**Objective:**
Retype only what runs from the first line of the listing to the line holding "in range(1, 13)]", both included. Do not retype the pictures.

**Available data:**

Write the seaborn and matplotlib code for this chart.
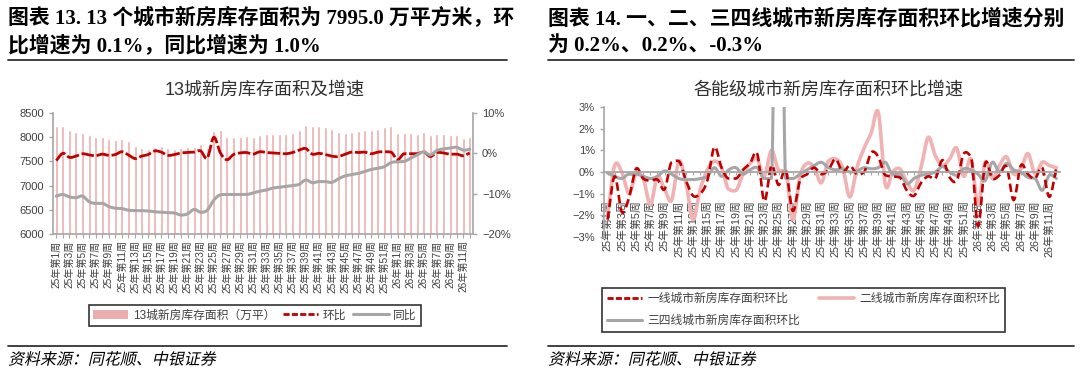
import numpy as np
import pandas as pd
import matplotlib
matplotlib.use("Agg")
import matplotlib.pyplot as plt
import seaborn as sns
from matplotlib.patches import Patch
from matplotlib.lines import Line2D
from matplotlib.patheffects import AbstractPathEffect
from matplotlib.transforms import Affine2D

# ---------------- data ----------------
weeks = [f"25年第{i}周" for i in range(1, 53)] + [f"26年第{i}周" for i in range(1, 13)]

inventory = [8238, 8232, 8155, 8100, 8087, 8052, 8004, 7997, 7955, 7934,
             7969, 7928, 7824, 7777, 7756, 7804, 7824, 7783, 7762, 7770,
             7790, 7804, 7860, 7770, 8134, 8141, 8010, 7997, 8004, 8025,
             8010, 8045, 8066, 8073, 8073, 8066, 8087, 8155, 8258, 8238,
             8238, 8217, 8162, 8100, 8087, 8114, 8128, 8155, 8148, 8169,
             8203, 8224, 8093, 8087, 8080, 8073, 8107, 8045, 8059, 8066,
             8052, 8038, 7987, 7995]

mom_13 = [-1.8, 0.0, -1.0, -0.7, -0.1, -0.4, -0.6, -0.2, -0.5, -0.3,
          0.4, -0.4, -1.3, -0.7, -0.3, 0.6, 0.3, -0.5, -0.3, 0.1,
          0.2, 0.3, 0.6, -1.2, 4.0, 0.1, -1.6, -0.3, 0.1, 0.2,
          -0.2, 0.4, 0.2, 0.1, 0.0, -0.1, 0.2, 0.8, 1.2, -0.2,
          0.0, -0.3, -0.7, -0.8, -0.2, 0.3, 0.2, 0.3, -0.1, 0.3,
          0.4, 0.3, -1.6, -0.1, -0.1, -0.1, 0.4, -0.8, 0.2, 0.1,
          -0.2, -0.2, -0.6, 0.1]

yoy_13 = [-10.6, -10.2, -10.8, -11.0, -10.6, -12.0, -12.4, -12.4, -13.2, -13.6,
          -13.7, -14.1, -14.2, -14.2, -14.3, -14.5, -14.6, -14.7, -14.8, -15.3,
          -15.0, -13.9, -14.6, -14.1, -11.6, -10.3, -10.2, -10.2, -10.2, -10.2,
          -9.8, -9.4, -9.1, -8.6, -8.4, -8.2, -8.0, -7.7, -6.6, -7.3,
          -7.0, -7.0, -7.2, -6.3, -5.6, -5.3, -5.0, -4.5, -4.0, -3.7,
          -3.3, -2.3, -2.1, -2.0, -1.2, -0.4, 0.4, -0.4, 0.7, 1.1,
          1.3, 1.5, 0.8, 1.0]

tier1 = [-2.2, -0.2, -1.85, -1.2, 0.15, -0.3, -0.4, -0.35, -0.8, 0.45,
         0.5, -0.4, -1.1, -1.0, -0.4, 1.15, 0.2, -0.3, -0.3, 0.1,
         0.4, 0.85, -1.35, 0.3, -0.6, 0.1, -1.8, -0.4, -0.1, 0.2,
         -0.1, 0.1, 0.6, 0.0, 0.3, -0.1, 0.0, 0.9, 0.7, -0.15,
         -0.2, -0.25, -0.85, -1.1, -0.5, -0.2, -0.3, 0.55, -0.25, -0.4,
         0.85, 0.7, -2.5, 0.4, -0.3, -0.15, 0.25, -1.3, 0.3, -0.1,
         -0.3, 0.2, -1.15, 0.2]

tier2 = [-2.0, 0.3, 0.0, -1.0, -0.1, -0.3, -1.5, -0.2, -0.8, -1.3,
         0.5, -0.5, -2.2, -0.8, 0.1, 0.5, 0.2, -0.8, -0.85, -0.1,
         0.4, 0.6, -0.2, 1.0, 0.1, 0.0, -2.2, -0.2, 0.4, 0.2,
         -0.5, 0.5, 0.6, 0.2, -1.15, 0.2, 1.1, 1.8, 2.75, -0.6,
         0.0, 0.15, -0.45, -0.85, 0.2, 1.6, 0.75, 0.3, 0.6, 1.1,
         -0.2, 0.6, -1.5, 0.45, -0.3, 0.3, 0.7, -0.1, 0.15, 0.85,
         -0.1, 0.45, 0.3, 0.2]

tier34 = [-0.05, -0.2, -0.3, -0.1, -0.1, -0.2, -0.3, -0.2, 0.05, -0.1,
          -0.3, -0.35, -0.35, -0.3, -0.2, 0.2, -0.2, 0.1, 0.2, -0.1,
          0.1, 0.2, -0.3, -0.3, 25.0, -0.3, -0.3, -0.1, 0.1, 0.3,
          0.45, 0.2, 0.1, 0.15, 0.0, 0.05, 0.2, 0.15, 0.2, 0.45,
          -0.1, -0.1, -0.55, -0.3, -0.15, -0.1, 0.0, 0.25, 0.0, -0.15,
          0.15, 0.1, -0.1, -0.4, 0.45, 0.0, 0.4, 0.1, 0.0, -0.25,
          -0.3, -0.85, -0.15, -0.3]

left_yticks = [6000, 6500, 7000, 7500, 8000, 8500]
right_yticks = [-20, -10, 0, 10]
tier_yticks = [-3, -2, -1, 0, 1, 2, 3]

# ---------------- style ----------------
sns.set_style("white")
plt.rcParams["font.family"] = ["Liberation Sans", "Noto Sans CJK SC"]

BAR = "#EBAEAE"
RED = "#C00000"
GREY = "#A6A6A6"
PINK = "#F0B2B2"
AX = "#A6A6A6"
TXT = "#404040"

W, H = 1080, 374
fig = plt.figure(figsize=(W / 100, H / 100), dpi=100)


def fx(px):
    return px / W


def fy(py):
    return 1 - py / H


def smooth(y, n=12):
    """Excel-like smoothed line with tangents limited to avoid big overshoot."""
    y = np.asarray(y, float)
    N = len(y)
    d = np.diff(y)
    m = np.empty(N)
    m[0], m[-1] = d[0], d[-1]
    m[1:-1] = (d[:-1] + d[1:]) / 2
    for k in range(1, N - 1):
        lim = 3 * min(abs(d[k - 1]), abs(d[k]))
        m[k] = np.sign(m[k]) * min(abs(m[k]), lim)
    t = np.linspace(0, 1, n, endpoint=False)
    h00 = 2 * t**3 - 3 * t**2 + 1
    h10 = t**3 - 2 * t**2 + t
    h01 = -2 * t**3 + 3 * t**2
    h11 = t**3 - t**2
    xs, ys = [], []
    for k in range(N - 1):
        xs.append(k + t)
        ys.append(h00 * y[k] + h10 * m[k] + h01 * y[k + 1] + h11 * m[k + 1])
    xs.append(np.array([N - 1.0]))
    ys.append(np.array([y[-1]]))
    return np.concatenate(xs), np.concatenate(ys)


class Oblique(AbstractPathEffect):
    def __init__(self, shear=0.22):
        super().__init__()
        self.shear = shear

    def draw_path(self, renderer, gc, tpath, affine, rgbFace=None):
        ty = affine.get_matrix()[1, 2]
        sk = Affine2D().translate(0, -ty).skew(self.shear, 0).translate(0, ty)
        renderer.draw_path(gc, tpath, affine + sk, rgbFace)


idx = np.arange(len(weeks))
tick_labels = [w if i % 2 == 0 else "" for i, w in enumerate(weeks)]

# ---------------- left chart ----------------
ax1 = fig.add_axes([fx(53), fy(234), fx(473) - fx(53), fy(113) - fy(234)])
df_bar = pd.DataFrame({"x": idx, "v": inventory})
sns.barplot(data=df_bar, x="x", y="v", color=BAR, saturation=1, width=0.45,
            errorbar=None, ax=ax1, zorder=1)
ax1.set_ylim(6000, 8500)
ax1.set_xlim(-0.5, len(weeks) - 0.5)
ax1.set_yticks(left_yticks)
ax1.set_yticklabels([str(v) for v in left_yticks])
ax1.set_xticks(idx)
ax1.set_xticklabels(tick_labels, rotation=90, fontsize=7.3, color=TXT)
ax1.set_xlabel("")
ax1.set_ylabel("")
ax1.tick_params(axis="y", labelsize=8, colors=AX, labelcolor=TXT, length=3, width=1, direction="out", left=True)
ax1.tick_params(axis="x", colors=AX, labelcolor=TXT, length=3, width=0.8, direction="out", bottom=True, pad=1.5)
for s in ["top", "right"]:
    ax1.spines[s].set_visible(False)
for s in ["left", "bottom"]:
    ax1.spines[s].set_color(AX)
    ax1.spines[s].set_linewidth(1.2)

ax2 = ax1.twinx()
xs, ys = smooth(mom_13)
sns.lineplot(x=xs, y=ys, ax=ax2, color=RED, linewidth=2.0, linestyle=(0, (4.5, 1.0)),
             estimator=None, sort=False, errorbar=None)
xs, ys = smooth(yoy_13)
sns.lineplot(x=xs, y=ys, ax=ax2, color=GREY, linewidth=2.2,
             estimator=None, sort=False, errorbar=None)
ax2.set_ylim(-20, 10)
ax2.set_xlim(-0.5, len(weeks) - 0.5)
ax2.set_yticks(right_yticks)
ax2.set_yticklabels([f"{v}%".replace("-", "\u2212") for v in right_yticks])
ax2.tick_params(axis="y", labelsize=8, colors=AX, labelcolor=TXT, length=3, width=1, direction="out", right=True)
for s in ["top", "left", "bottom"]:
    ax2.spines[s].set_visible(False)
ax2.spines["right"].set_color(AX)
ax2.spines["right"].set_linewidth(1.2)

# ---------------- right chart ----------------
ax3 = fig.add_axes([fx(604), fy(237), fx(1060) - fx(604), fy(107) - fy(237)])
for series, col, lw, ls in [(tier2, PINK, 2.6, "-"),
                            (tier34, GREY, 2.2, "-"),
                            (tier1, RED, 1.9, (0, (3.2, 1.6)))]:
    xs, ys = smooth(series)
    sns.lineplot(x=xs, y=ys, ax=ax3, color=col, linewidth=lw, linestyle=ls,
                 estimator=None, sort=False, errorbar=None)
ax3.set_ylim(-3, 3)
ax3.set_xlim(-0.5, len(weeks) - 0.5)
ax3.spines["bottom"].set_position(("data", 0))
ax3.spines["bottom"].set_color(AX)
ax3.spines["bottom"].set_linewidth(1.3)
ax3.spines["left"].set_color(AX)
ax3.spines["left"].set_linewidth(1.2)
for s in ["top", "right"]:
    ax3.spines[s].set_visible(False)
ax3.set_yticks(tier_yticks)
ax3.set_yticklabels([f"{v}%".replace("-", "\u2212") for v in tier_yticks])
ax3.set_xticks(idx)
ax3.set_xticklabels(tick_labels, rotation=90, fontsize=7.8, color=TXT)
ax3.tick_params(axis="y", labelsize=8, colors=AX, labelcolor=TXT, length=3, width=1, direction="out", left=True)
ax3.tick_params(axis="x", colors=AX, labelcolor=TXT, length=2.5, width=0.8, direction="out", bottom=True, pad=18)
ax3.set_xlabel("")
ax3.set_ylabel("")

# ---------------- chart titles ----------------
fig.text(fx(265), fy(90), "13城新房库存面积及增速", ha="center", va="center",
         fontsize=13, color="#303030")
fig.text(fx(828), fy(90), "各能级城市新房库存面积环比增速", ha="center", va="center",
         fontsize=13, color="#303030")

# ---------------- legends ----------------
h_left = [Patch(facecolor=BAR, edgecolor="none"),
          Line2D([], [], color=RED, lw=2.0, linestyle=(0, (2.2, 0.8))),
          Line2D([], [], color=GREY, lw=2.2)]
leg1 = fig.legend(h_left, ["13城新房库存面积（万平）", "环比", "同比"], loc="center",
                  bbox_to_anchor=(fx(255), fy(315.5)), ncol=3, frameon=True, fancybox=False,
                  edgecolor="black", handlelength=3.0, columnspacing=0.6, handletextpad=0.4,
                  borderpad=0.35, fontsize=8.5)
leg1.get_frame().set_linewidth(1.2)
for t in leg1.get_texts():
    t.set_color(TXT)

h_right = [Line2D([], [], color=RED, lw=2.0, linestyle=(0, (2.2, 0.8))),
           Line2D([], [], color=GREY, lw=2.2),
           Line2D([], [], color=PINK, lw=2.6)]
leg2 = fig.legend(h_right, ["一线城市新房库存面积环比", "三四线城市新房库存面积环比", "二线城市新房库存面积环比"],
                  loc="center", bbox_to_anchor=(fx(803.5), fy(310)), ncol=2, frameon=True,
                  fancybox=False, edgecolor="black", handlelength=3.0, columnspacing=1.6,
                  handletextpad=0.4, borderpad=0.45, labelspacing=0.8, fontsize=8.5)
leg2.get_frame().set_linewidth(1.2)
for t in leg2.get_texts():
    t.set_color(TXT)

# ---------------- headers / footers ----------------
hdr = dict(fontsize=15, fontweight="bold", color="black", va="center", ha="left",
           family=["Liberation Serif", "Noto Sans CJK SC"])
fig.text(fx(8), fy(19), "图表 13. 13 个城市新房库存面积为 7995.0 万平方米，环", **hdr)
fig.text(fx(8), fy(46), "比增速为 0.1%，同比增速为 1.0%", **hdr)
fig.text(fx(548), fy(19), "图表 14. 一、二、三四线城市新房库存面积环比增速分别", **hdr)
fig.text(fx(548), fy(46), "为 0.2%、0.2%、-0.3%", **hdr)

for x0, x1 in [(8, 507), (548, 1074)]:
    fig.add_artist(Line2D([fx(x0), fx(x1)], [fy(60), fy(60)], color="#333333", lw=1.3))
    fig.add_artist(Line2D([fx(x0), fx(x1)], [fy(346), fy(346)], color="#333333", lw=1.3))

for x0 in [8, 548]:
    t = fig.text(fx(x0), fy(360), "资料来源：同花顺、中银证券", fontsize=11.5, color="black",
                 va="center", ha="left", family=["Noto Sans CJK SC"])
    t.set_path_effects([Oblique(0.22)])

fig.savefig("out.png", dpi=100)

**Correct output:**
Write the seaborn and matplotlib code for this chart.
import numpy as np
import pandas as pd
import matplotlib
matplotlib.use("Agg")
import matplotlib.pyplot as plt
import seaborn as sns
from matplotlib.patches import Patch
from matplotlib.lines import Line2D
from matplotlib.patheffects import AbstractPathEffect
from matplotlib.transforms import Affine2D

# ---------------- data ----------------
weeks = [f"25年第{i}周" for i in range(1, 53)] + [f"26年第{i}周" for i in range(1, 13)]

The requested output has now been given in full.